— START RAW RECORDS —
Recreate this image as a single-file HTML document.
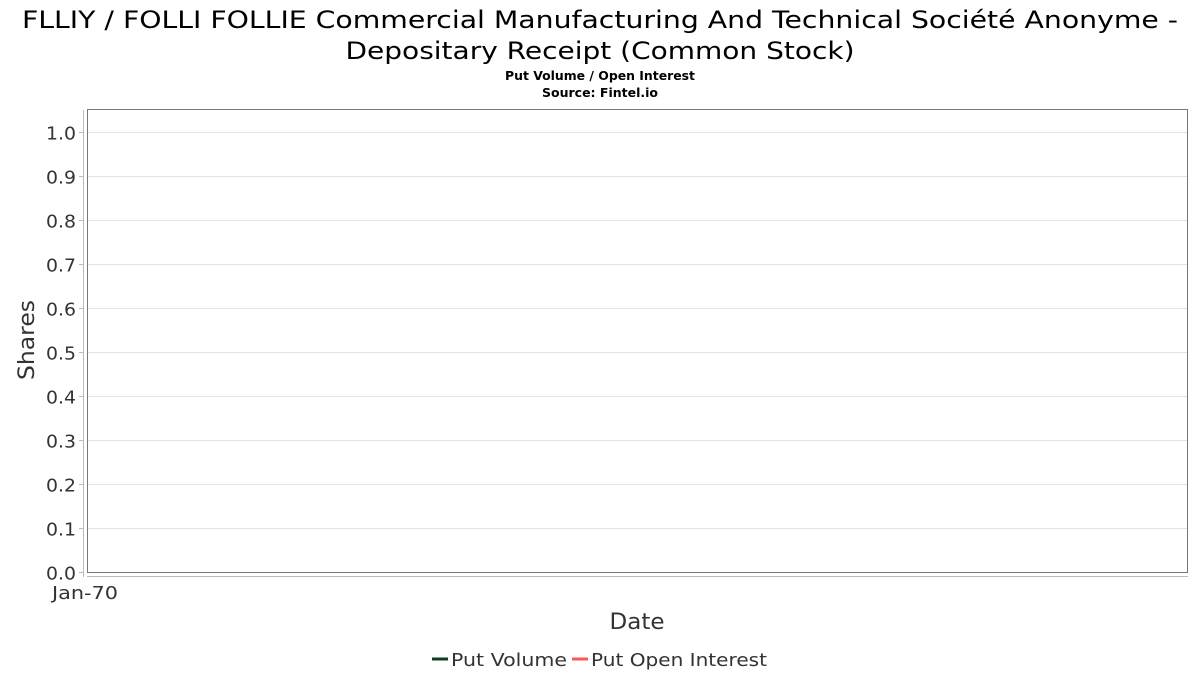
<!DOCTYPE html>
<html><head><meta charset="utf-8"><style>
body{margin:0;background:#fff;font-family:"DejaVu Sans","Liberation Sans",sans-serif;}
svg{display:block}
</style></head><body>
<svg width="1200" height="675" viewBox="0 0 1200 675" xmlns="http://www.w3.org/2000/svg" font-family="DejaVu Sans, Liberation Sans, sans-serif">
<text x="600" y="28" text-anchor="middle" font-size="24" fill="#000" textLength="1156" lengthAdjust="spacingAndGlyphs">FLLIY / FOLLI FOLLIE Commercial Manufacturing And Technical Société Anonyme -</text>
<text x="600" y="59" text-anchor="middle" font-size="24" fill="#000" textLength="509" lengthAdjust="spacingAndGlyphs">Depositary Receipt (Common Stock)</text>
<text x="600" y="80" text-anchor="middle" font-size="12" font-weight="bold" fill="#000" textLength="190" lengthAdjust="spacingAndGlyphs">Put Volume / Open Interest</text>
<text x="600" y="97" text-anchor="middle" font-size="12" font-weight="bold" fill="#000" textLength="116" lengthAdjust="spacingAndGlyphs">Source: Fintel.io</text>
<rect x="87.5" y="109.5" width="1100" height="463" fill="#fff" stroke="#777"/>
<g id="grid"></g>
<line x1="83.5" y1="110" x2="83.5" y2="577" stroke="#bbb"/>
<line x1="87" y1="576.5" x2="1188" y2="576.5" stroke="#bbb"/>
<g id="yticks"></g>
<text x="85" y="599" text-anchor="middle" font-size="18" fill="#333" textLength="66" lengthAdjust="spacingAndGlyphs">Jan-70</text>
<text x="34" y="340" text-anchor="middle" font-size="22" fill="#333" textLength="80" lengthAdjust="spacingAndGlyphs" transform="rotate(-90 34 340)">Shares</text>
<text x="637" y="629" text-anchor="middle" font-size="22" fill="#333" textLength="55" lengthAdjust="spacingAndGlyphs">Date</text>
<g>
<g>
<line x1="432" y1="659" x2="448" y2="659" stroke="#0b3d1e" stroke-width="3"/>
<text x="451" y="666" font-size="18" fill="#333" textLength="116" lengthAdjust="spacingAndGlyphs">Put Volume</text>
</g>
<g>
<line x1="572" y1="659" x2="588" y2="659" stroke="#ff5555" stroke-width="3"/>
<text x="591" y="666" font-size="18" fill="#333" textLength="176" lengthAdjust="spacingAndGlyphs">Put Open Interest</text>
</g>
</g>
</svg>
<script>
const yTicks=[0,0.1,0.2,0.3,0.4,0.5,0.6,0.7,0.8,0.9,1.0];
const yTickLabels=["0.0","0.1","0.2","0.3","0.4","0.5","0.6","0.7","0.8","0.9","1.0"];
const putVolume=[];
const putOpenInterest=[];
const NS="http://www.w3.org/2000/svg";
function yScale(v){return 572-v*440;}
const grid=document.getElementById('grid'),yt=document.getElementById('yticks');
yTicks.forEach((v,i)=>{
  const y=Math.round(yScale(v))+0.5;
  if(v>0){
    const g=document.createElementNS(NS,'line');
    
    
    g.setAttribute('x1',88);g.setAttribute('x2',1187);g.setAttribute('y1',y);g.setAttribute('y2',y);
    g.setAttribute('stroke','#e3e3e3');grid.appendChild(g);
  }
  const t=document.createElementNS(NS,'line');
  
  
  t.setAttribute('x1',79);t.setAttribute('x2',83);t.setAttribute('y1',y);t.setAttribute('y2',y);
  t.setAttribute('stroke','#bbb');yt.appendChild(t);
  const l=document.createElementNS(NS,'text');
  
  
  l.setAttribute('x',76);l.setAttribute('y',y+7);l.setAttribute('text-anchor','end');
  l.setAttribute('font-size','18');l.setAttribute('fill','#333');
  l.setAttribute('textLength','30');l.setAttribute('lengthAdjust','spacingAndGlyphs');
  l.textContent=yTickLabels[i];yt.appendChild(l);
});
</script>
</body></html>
— END RAW RECORDS —
— START RAW RECORDS —
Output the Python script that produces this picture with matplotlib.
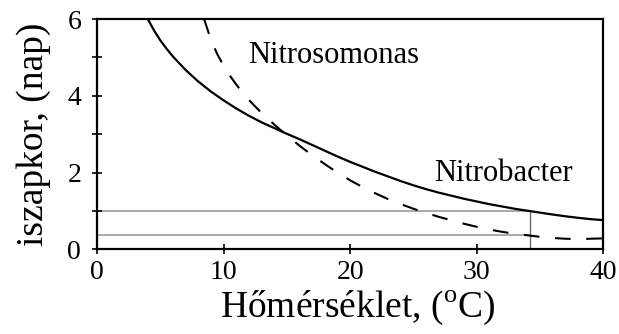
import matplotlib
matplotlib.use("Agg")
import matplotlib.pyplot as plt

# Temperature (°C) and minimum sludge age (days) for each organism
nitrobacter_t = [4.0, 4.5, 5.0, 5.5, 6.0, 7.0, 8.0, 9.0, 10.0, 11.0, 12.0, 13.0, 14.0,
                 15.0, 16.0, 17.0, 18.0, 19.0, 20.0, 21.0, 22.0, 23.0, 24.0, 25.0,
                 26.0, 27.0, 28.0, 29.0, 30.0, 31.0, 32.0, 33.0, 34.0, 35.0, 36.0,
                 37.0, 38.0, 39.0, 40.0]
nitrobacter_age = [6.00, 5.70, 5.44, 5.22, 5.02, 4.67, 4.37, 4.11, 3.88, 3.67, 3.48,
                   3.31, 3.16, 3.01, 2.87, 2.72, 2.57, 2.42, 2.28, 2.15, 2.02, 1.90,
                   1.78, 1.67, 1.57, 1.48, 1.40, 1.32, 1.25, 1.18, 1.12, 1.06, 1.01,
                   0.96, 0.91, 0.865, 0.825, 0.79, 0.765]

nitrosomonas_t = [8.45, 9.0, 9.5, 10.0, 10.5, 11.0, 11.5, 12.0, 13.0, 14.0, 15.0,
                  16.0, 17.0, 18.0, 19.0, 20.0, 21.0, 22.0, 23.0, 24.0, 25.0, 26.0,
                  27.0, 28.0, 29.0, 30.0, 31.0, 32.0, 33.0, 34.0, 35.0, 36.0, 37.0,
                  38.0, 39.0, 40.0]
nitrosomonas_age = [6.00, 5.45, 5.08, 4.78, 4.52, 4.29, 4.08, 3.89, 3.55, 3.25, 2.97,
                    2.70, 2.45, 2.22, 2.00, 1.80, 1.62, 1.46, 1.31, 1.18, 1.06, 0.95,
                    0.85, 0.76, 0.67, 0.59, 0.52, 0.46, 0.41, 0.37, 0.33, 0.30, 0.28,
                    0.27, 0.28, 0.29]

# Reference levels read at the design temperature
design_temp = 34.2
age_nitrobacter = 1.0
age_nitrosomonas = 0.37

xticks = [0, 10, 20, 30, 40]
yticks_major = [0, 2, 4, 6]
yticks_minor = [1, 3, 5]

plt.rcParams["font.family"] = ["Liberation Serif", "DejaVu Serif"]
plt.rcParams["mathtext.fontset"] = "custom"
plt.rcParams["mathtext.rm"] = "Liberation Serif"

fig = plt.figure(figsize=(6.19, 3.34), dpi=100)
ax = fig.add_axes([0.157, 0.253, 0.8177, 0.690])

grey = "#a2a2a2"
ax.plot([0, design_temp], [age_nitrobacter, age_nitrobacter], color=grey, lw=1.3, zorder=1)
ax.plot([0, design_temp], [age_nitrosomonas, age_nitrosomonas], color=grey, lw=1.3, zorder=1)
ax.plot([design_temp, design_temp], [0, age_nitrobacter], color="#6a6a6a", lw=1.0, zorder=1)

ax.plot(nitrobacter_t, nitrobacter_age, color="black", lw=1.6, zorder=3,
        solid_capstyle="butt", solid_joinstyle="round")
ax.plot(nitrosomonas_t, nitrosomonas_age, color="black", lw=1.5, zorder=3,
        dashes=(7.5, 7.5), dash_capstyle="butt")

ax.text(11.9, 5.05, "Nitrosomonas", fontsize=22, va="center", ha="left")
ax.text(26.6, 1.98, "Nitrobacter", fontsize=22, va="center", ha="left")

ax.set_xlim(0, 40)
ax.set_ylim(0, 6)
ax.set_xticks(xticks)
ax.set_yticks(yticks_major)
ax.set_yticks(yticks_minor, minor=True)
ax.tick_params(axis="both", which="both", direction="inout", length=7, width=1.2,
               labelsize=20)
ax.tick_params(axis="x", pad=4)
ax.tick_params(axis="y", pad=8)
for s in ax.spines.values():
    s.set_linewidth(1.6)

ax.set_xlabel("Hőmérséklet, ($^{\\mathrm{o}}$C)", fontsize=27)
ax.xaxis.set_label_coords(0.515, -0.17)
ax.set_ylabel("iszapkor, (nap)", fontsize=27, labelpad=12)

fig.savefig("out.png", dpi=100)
— END RAW RECORDS —
PROBLEM STATEMENT:
Return each full line of the entries that contains the word "script".

WRITTEN REPLY:
<script>
</script>
Output the Python script that produces this picture with matplotlib.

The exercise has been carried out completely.